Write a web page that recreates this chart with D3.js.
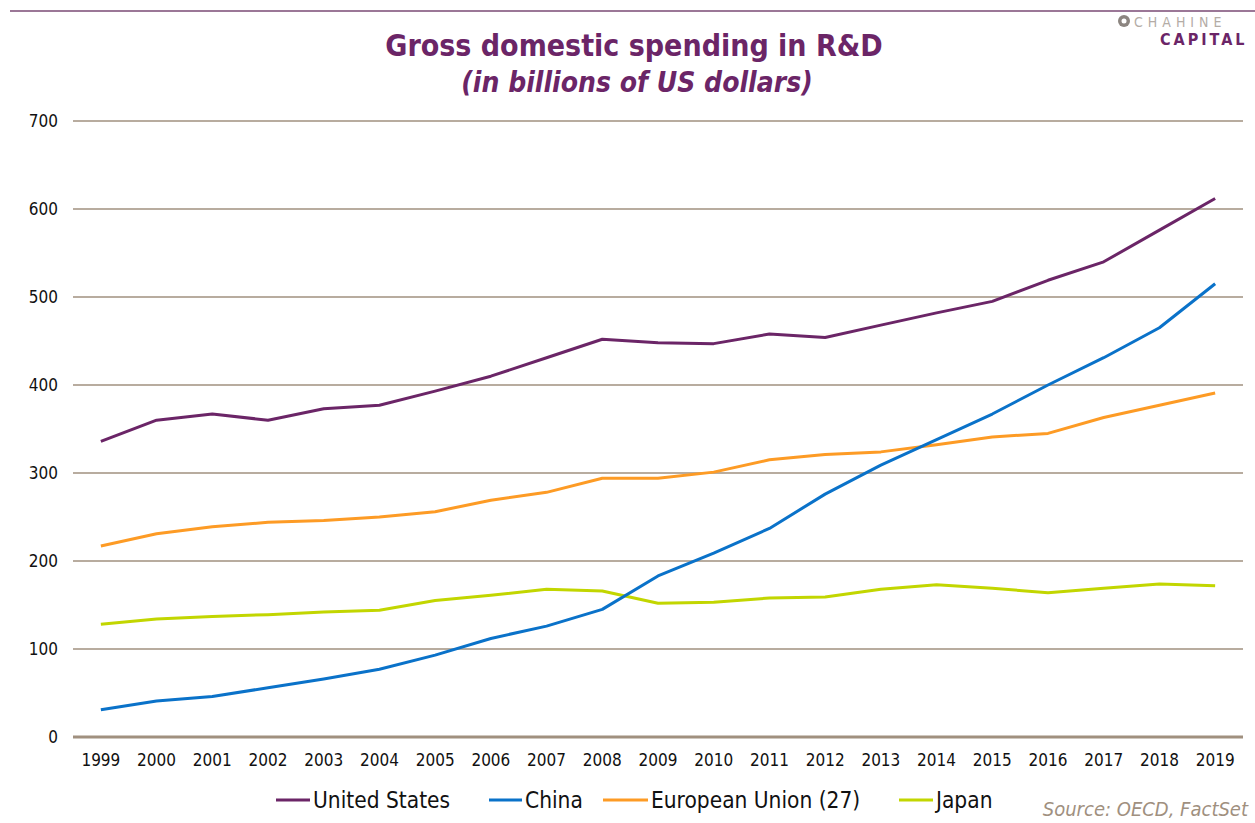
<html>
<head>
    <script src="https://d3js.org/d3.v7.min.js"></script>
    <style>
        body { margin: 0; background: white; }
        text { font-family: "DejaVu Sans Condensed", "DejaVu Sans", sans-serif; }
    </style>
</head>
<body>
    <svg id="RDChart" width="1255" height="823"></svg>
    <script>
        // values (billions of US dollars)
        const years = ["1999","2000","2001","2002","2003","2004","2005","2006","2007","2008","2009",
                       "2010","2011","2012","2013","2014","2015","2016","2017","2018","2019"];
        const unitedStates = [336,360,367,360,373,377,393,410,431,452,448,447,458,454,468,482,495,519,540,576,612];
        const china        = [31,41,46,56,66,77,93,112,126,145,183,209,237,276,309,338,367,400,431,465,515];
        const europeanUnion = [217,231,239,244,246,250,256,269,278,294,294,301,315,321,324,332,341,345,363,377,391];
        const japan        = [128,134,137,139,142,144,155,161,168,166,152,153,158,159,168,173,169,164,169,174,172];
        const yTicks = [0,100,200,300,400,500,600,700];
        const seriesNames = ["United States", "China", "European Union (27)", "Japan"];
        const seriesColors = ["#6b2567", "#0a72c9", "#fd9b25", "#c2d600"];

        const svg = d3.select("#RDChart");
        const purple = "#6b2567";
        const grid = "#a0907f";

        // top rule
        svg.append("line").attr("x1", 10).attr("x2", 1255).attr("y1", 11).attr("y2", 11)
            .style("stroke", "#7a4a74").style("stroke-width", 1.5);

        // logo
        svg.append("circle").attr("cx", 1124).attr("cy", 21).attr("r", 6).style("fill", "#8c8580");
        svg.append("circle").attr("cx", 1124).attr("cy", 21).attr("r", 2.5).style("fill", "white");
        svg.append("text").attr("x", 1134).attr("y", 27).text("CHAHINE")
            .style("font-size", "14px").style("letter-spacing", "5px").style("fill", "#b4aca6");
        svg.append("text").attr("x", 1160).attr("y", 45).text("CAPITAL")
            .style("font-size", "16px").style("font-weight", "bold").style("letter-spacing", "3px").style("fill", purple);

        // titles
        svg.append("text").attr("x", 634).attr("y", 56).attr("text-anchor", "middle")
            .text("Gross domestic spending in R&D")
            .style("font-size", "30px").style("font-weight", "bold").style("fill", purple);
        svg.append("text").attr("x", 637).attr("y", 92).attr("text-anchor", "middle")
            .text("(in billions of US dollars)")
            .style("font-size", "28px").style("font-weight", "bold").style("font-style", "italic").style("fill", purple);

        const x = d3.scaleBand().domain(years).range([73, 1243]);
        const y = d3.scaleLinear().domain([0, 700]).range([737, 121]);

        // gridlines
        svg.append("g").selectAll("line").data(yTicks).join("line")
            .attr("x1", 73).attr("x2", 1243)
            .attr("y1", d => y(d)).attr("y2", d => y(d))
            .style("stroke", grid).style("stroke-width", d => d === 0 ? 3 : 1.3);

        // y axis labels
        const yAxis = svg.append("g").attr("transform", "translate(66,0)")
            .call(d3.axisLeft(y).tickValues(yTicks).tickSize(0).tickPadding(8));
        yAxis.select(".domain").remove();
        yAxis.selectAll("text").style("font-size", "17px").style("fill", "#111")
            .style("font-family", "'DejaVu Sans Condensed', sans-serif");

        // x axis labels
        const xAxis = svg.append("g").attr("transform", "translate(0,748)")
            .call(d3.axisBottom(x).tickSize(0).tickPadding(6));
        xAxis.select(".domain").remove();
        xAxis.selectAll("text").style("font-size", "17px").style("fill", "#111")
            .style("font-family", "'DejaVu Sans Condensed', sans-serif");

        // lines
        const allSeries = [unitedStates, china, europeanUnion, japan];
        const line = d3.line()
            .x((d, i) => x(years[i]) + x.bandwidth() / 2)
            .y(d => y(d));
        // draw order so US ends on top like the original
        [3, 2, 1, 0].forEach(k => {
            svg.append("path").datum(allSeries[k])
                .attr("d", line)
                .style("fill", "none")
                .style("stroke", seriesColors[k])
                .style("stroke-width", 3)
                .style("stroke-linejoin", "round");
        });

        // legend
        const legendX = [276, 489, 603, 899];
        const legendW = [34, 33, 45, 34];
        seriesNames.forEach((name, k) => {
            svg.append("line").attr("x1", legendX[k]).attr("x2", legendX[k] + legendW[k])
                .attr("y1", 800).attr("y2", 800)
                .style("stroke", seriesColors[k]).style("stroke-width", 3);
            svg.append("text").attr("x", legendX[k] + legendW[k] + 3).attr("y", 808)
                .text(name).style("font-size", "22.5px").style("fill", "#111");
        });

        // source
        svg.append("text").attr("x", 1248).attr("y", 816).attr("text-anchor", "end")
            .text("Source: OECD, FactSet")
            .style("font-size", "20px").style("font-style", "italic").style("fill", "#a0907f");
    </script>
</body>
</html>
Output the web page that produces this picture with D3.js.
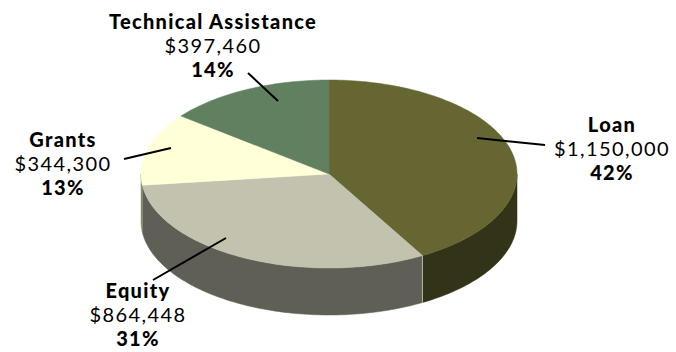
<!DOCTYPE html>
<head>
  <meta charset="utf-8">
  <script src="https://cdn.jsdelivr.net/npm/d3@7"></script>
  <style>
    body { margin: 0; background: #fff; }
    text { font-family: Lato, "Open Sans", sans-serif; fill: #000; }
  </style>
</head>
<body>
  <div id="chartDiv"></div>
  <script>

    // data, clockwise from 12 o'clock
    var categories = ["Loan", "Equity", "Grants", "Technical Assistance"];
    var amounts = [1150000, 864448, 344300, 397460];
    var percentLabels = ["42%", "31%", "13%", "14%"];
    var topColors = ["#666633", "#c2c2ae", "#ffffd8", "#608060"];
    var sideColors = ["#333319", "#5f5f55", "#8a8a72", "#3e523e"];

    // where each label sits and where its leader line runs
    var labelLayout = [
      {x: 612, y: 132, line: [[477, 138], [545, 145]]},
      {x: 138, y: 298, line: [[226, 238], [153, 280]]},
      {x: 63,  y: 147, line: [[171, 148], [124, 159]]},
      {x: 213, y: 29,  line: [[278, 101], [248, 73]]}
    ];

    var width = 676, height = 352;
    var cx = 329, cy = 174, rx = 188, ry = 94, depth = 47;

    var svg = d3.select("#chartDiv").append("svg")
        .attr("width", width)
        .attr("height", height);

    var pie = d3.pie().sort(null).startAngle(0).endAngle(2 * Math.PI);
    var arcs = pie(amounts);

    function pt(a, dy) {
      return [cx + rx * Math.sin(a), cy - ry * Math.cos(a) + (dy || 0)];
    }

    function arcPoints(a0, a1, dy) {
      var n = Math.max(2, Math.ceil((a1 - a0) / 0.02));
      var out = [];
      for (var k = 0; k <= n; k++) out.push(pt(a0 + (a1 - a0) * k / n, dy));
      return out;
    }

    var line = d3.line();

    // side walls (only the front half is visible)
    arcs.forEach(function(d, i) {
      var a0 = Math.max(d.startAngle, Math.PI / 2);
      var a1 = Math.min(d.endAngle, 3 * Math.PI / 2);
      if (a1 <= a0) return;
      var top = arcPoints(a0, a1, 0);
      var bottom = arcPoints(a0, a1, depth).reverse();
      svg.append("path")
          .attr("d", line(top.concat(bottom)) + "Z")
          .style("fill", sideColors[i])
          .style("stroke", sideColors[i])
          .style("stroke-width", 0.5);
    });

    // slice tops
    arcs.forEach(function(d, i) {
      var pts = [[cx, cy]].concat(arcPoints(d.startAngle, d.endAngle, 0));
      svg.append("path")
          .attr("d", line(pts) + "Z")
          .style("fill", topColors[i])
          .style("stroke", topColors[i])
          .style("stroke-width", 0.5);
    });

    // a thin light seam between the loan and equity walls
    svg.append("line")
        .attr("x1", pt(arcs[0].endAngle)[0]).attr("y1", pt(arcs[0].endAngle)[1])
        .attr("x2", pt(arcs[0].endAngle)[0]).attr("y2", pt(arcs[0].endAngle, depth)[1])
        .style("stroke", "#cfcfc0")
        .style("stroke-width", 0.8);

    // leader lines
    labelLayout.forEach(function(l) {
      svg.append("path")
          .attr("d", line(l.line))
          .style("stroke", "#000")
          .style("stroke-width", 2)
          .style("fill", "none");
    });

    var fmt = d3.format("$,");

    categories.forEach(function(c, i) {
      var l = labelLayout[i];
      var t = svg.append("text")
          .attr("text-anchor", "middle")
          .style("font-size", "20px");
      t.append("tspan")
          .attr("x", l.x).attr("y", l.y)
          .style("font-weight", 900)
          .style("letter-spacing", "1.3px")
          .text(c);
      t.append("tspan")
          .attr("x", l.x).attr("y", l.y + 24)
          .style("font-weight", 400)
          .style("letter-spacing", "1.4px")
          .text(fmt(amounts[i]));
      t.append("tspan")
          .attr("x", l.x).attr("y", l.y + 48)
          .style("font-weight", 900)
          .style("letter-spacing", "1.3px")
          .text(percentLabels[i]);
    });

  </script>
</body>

---------------

**Task to complete:** Word for word, repeat the lines above from the one with "Output the web" through the one with "var cx = 329, cy", and nothing beyond them. Omit the pictures.

**Answer for this exercise:**
Output the web page that produces this picture with D3.js.
<!DOCTYPE html>
<head>
  <meta charset="utf-8">
  <script src="https://cdn.jsdelivr.net/npm/d3@7"></script>
  <style>
    body { margin: 0; background: #fff; }
    text { font-family: Lato, "Open Sans", sans-serif; fill: #000; }
  </style>
</head>
<body>
  <div id="chartDiv"></div>
  <script>

    // data, clockwise from 12 o'clock
    var categories = ["Loan", "Equity", "Grants", "Technical Assistance"];
    var amounts = [1150000, 864448, 344300, 397460];
    var percentLabels = ["42%", "31%", "13%", "14%"];
    var topColors = ["#666633", "#c2c2ae", "#ffffd8", "#608060"];
    var sideColors = ["#333319", "#5f5f55", "#8a8a72", "#3e523e"];

    // where each label sits and where its leader line runs
    var labelLayout = [
      {x: 612, y: 132, line: [[477, 138], [545, 145]]},
      {x: 138, y: 298, line: [[226, 238], [153, 280]]},
      {x: 63,  y: 147, line: [[171, 148], [124, 159]]},
      {x: 213, y: 29,  line: [[278, 101], [248, 73]]}
    ];

    var width = 676, height = 352;
    var cx = 329, cy = 174, rx = 188, ry = 94, depth = 47;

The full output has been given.